===== MATERIAL PROVIDED

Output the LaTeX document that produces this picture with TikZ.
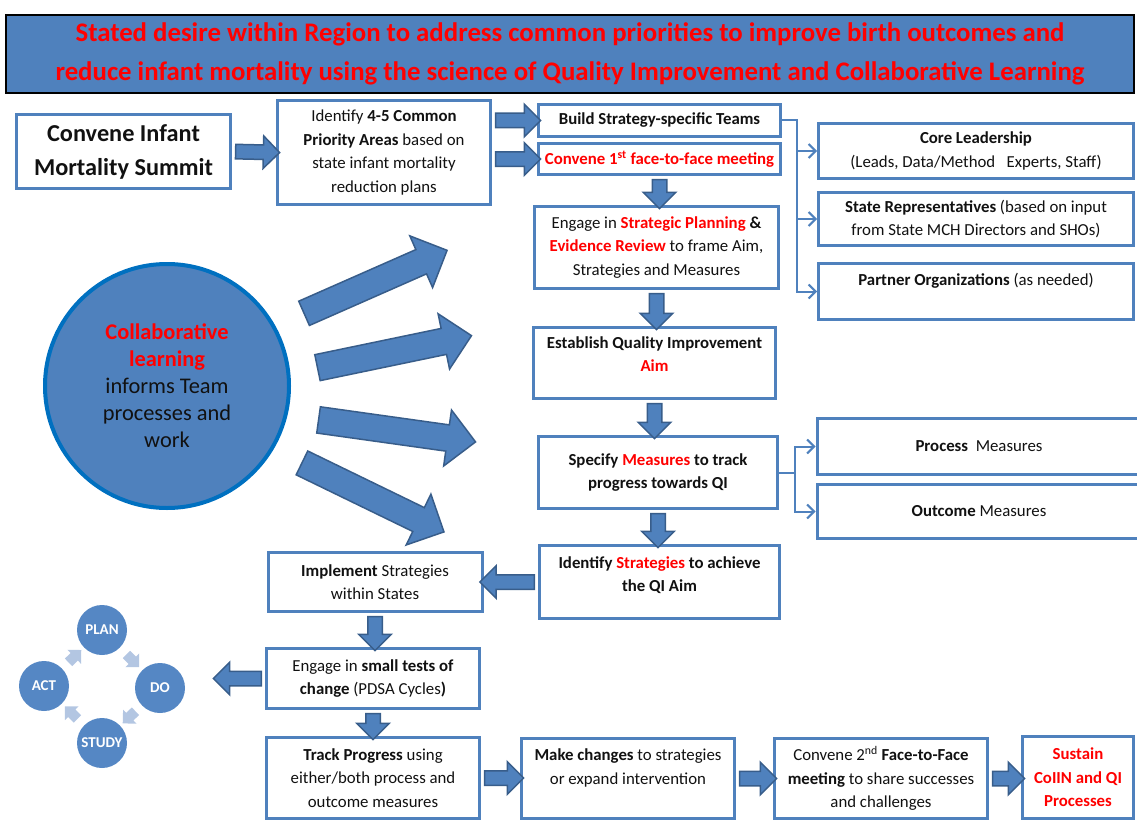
\documentclass[tikz,border=0pt]{standalone}
\usepackage{fontspec}
\setmainfont{Carlito}
\usetikzlibrary{arrows.meta,positioning,shapes.arrows,shapes.geometric,calc}
\definecolor{cBlue}{HTML}{4F81BD}
\definecolor{cBlueDk}{HTML}{385D8A}
\definecolor{cRing}{HTML}{0070C0}
\definecolor{cRed}{HTML}{FF0000}
\definecolor{cPale}{HTML}{B3C6E2}
\definecolor{cCycle}{HTML}{5587C4}
\definecolor{cInk}{HTML}{111111}

% red bold highlight
\newcommand{\hl}[1]{\textcolor{cRed}{\bfseries #1}}
% fat block arrow from #2 to #3
\newcommand{\fatarrow}[3][]{%
  \path let \p1=#2, \p2=#3,
    \n1={atan2(\y2-\y1,\x2-\x1)}, \n2={veclen(\x2-\x1,\y2-\y1)} in
    node[blockarrow, #1, minimum height=\n2, rotate=\n1] at ($(\p1)!0.5!(\p2)$) {};}

\begin{document}
\begin{tikzpicture}[
    x=1pt, y=-1pt,
    every node/.style={text=cInk},
    box/.style={
        rectangle, draw=cBlue, line width=3pt, fill=white,
        align=center, inner sep=2pt, font=\fontsize{16.8}{23.5}\selectfont
    },
    banner/.style={
        rectangle, draw=black, line width=2pt, fill=cBlue,
        minimum width=1128, minimum height=78, align=center,
        text=cRed, font=\fontsize{26.8}{39}\selectfont\bfseries
    },
    learn/.style={
        circle, draw=cRing, line width=4pt, fill=cBlue, minimum size=244,
        align=center, inner sep=0pt, font=\fontsize{22.4}{27}\selectfont
    },
    cycle/.style={
        circle, fill=cCycle, minimum size=50, inner sep=0pt,
        text=white, font=\fontsize{15}{16}\selectfont\bfseries
    },
    blockarrow/.style={
        single arrow, draw=cBlueDk, fill=cBlue, line width=1.5pt,
        inner xsep=0pt, inner ysep=6.5pt, single arrow head extend=9pt,
        minimum width=1pt
    },
    rayarrow/.style={inner ysep=12.5pt, single arrow head extend=15pt},
    cyclearrow/.style={draw=none, fill=cPale, inner ysep=4.5pt, single arrow head extend=4.5pt},
    link/.style={draw=cBlue, line width=2pt, -{Straight Barb[length=7pt,width=14pt]}},
]
\useasboundingbox (0,0) rectangle (1137,824);
\clip (0,0) rectangle (1137,824);

% =====================================================
% Banner and top row
% =====================================================

\node[banner] (goal) at (570,54)
    {Stated desire within Region to address common priorities to improve birth outcomes and\\
     reduce infant mortality using the science of Quality Improvement and Collaborative Learning};

\node[box, minimum width=214, minimum height=74, font=\fontsize{24.3}{34}\selectfont\bfseries]
    (summit) at (123.5,151.5) {Convene Infant\\Mortality Summit};
\node[box, minimum width=213, minimum height=104] (areas) at (384,152.5)
    {Identify \textbf{4-5 Common}\\\textbf{Priority Areas} based on\\state infant mortality\\reduction plans};
\node[box, minimum width=242, minimum height=32] (teams) at (659.5,120.5)
    {\textbf{Build Strategy-specific Teams}};
\node[box, minimum width=242, minimum height=31, below=4pt of teams] (meet1)
    {\hl{Convene 1\textsuperscript{st} face-to-face meeting}};

% team members
\node[box, minimum width=315, minimum height=55] (core) at (976,151)
    {\textbf{Core Leadership}\\(Leads, Data/Method\ \ \ Experts, Staff)};
\node[box, minimum width=315, minimum height=53] (staterep) at (976,219)
    {\textbf{State Representatives} (based on input\\from State MCH Directors and SHOs)};
\node[box, minimum width=315, minimum height=56] (partner) at (976,291.5)
    {\textbf{Partner Organizations} (as needed)\\\mbox{}};

% =====================================================
% Main column
% =====================================================

\node[box, minimum width=244, minimum height=82] (planning) at (656.5,247.5)
    {Engage in \hl{Strategic Planning} \textbf{\&}\\\hl{Evidence Review} to frame Aim,\\Strategies and Measures};
\node[box, minimum width=242, minimum height=71] (aim) at (654.5,363)
    {\textbf{Establish Quality Improvement}\\\hl{Aim}\\[-6pt]\mbox{}};
\node[box, minimum width=239, minimum height=72] (measures) at (658,472.5)
    {\textbf{Specify} \hl{Measures} \textbf{to track}\\\textbf{progress towards QI}};
\node[box, minimum width=240, minimum height=73] (strategies) at (659.5,582)
    {\textbf{Identify} \hl{Strategies} \textbf{to achieve}\\\textbf{the QI Aim}\\[-8pt]\mbox{}};

\node[box, minimum width=324, minimum height=56] (process) at (979,446.5)
    {\textbf{Process}\ \ Measures};
\node[box, minimum width=324, minimum height=54] (outcome) at (979,511.5)
    {\textbf{Outcome} Measures};

% =====================================================
% Lower rows
% =====================================================

\node[box, minimum width=214, minimum height=59] (implement) at (375,582)
    {\textbf{Implement} Strategies\\within States};
\node[box, minimum width=213, minimum height=60] (smalltests) at (373,678.5)
    {Engage in \textbf{small tests of}\\\textbf{change} (PDSA Cycles\textbf{)}};
\node[box, minimum width=213, minimum height=81] (track) at (373,778)
    {\textbf{Track Progress} using\\either/both process and\\outcome measures};
\node[box, minimum width=213, minimum height=80] (changes) at (628,778.5)
    {\textbf{Make changes} to strategies\\or expand intervention\\\mbox{}};
\node[box, minimum width=213, minimum height=80] (meet2) at (881,778.5)
    {Convene 2\textsuperscript{nd} \textbf{Face-to-Face}\\\textbf{meeting} to share successes\\and challenges};
\node[box, minimum width=111, minimum height=82] (sustain) at (1078,777.5)
    {\hl{Sustain}\\\hl{CoIIN and QI}\\\hl{Processes}};

% =====================================================
% Collaborative learning and PDSA cycle
% =====================================================

\node[learn] (collab) at (167,386)
    {\hl{Collaborative}\\\hl{learning}\\informs Team\\processes and\\work};

\node[cycle] (plan)  at (102,630) {PLAN};
\node[cycle] (do)    at (160,688) {DO};
\node[cycle] (study) at (102,743) {STUDY};
\node[cycle] (act)   at (44,686)  {ACT};
\coordinate (cycleIn) at (217,680);

% ray ends
\coordinate (ray1s) at (298,316); \coordinate (ray1e) at (441,253);
\coordinate (ray2s) at (311,369); \coordinate (ray2e) at (465,337);
\coordinate (ray3s) at (312,419); \coordinate (ray3e) at (469,441);
\coordinate (ray4s) at (296,460); \coordinate (ray4e) at (438,529);

% =====================================================
% Block arrows
% =====================================================

\fatarrow{(summit.east)}{(areas.west)}
\fatarrow{(areas.east |- teams.west)}{(teams.west)}
\fatarrow{(areas.east |- meet1.west)}{(meet1.west)}
\fatarrow{(meet1.south)}{(meet1.south |- planning.north)}
\fatarrow{(planning.south)}{(planning.south |- aim.north)}
\fatarrow{(aim.south)}{(aim.south |- measures.north)}
\fatarrow{(measures.south)}{(measures.south |- strategies.north)}
\fatarrow{(strategies.west)}{(strategies.west -| implement.east)}
\fatarrow{(implement.south)}{(implement.south |- smalltests.north)}
\fatarrow{(smalltests.west)}{(smalltests.west -| cycleIn)}
\fatarrow{(smalltests.south)}{(smalltests.south |- track.north)}
\fatarrow{(track.east)}{(track.east -| changes.west)}
\fatarrow{(changes.east)}{(changes.east -| meet2.west)}
\fatarrow{(meet2.east)}{(meet2.east -| sustain.west)}

\fatarrow[rayarrow]{(ray1s)}{(ray1e)}
\fatarrow[rayarrow]{(ray2s)}{(ray2e)}
\fatarrow[rayarrow]{(ray3s)}{(ray3e)}
\fatarrow[rayarrow]{(ray4s)}{(ray4e)}

\fatarrow[cyclearrow]{($(plan)!0.39!(do)$)}{($(plan)!0.61!(do)$)}
\fatarrow[cyclearrow]{($(do)!0.39!(study)$)}{($(do)!0.61!(study)$)}
\fatarrow[cyclearrow]{($(study)!0.39!(act)$)}{($(study)!0.61!(act)$)}
\fatarrow[cyclearrow]{($(act)!0.39!(plan)$)}{($(act)!0.61!(plan)$)}

% =====================================================
% Thin branch connectors
% =====================================================

\draw[link] (teams.east) -- ++(15,0) |- (core.west);
\draw[link] (teams.east) -- ++(15,0) |- (staterep.west);
\draw[link] (teams.east) -- ++(15,0) |- (partner.west);

\draw[link] (measures.east) -- ++(16,0) |- (process.west);
\draw[link] (measures.east) -- ++(16,0) |- (outcome.west);

\end{tikzpicture}
\end{document}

==========

SET PROBLEM »
Only the lines from the top of the data through the line with "node[blockarrow, #1, minimum" should be quoted, exactly and with both ends kept; skip the pictures.

SOLUTION FOR THIS EXERCISE »
Output the LaTeX document that produces this picture with TikZ.
\documentclass[tikz,border=0pt]{standalone}
\usepackage{fontspec}
\setmainfont{Carlito}
\usetikzlibrary{arrows.meta,positioning,shapes.arrows,shapes.geometric,calc}
\definecolor{cBlue}{HTML}{4F81BD}
\definecolor{cBlueDk}{HTML}{385D8A}
\definecolor{cRing}{HTML}{0070C0}
\definecolor{cRed}{HTML}{FF0000}
\definecolor{cPale}{HTML}{B3C6E2}
\definecolor{cCycle}{HTML}{5587C4}
\definecolor{cInk}{HTML}{111111}

% red bold highlight
\newcommand{\hl}[1]{\textcolor{cRed}{\bfseries #1}}
% fat block arrow from #2 to #3
\newcommand{\fatarrow}[3][]{%
  \path let \p1=#2, \p2=#3,
    \n1={atan2(\y2-\y1,\x2-\x1)}, \n2={veclen(\x2-\x1,\y2-\y1)} in
    node[blockarrow, #1, minimum height=\n2, rotate=\n1] at ($(\p1)!0.5!(\p2)$) {};}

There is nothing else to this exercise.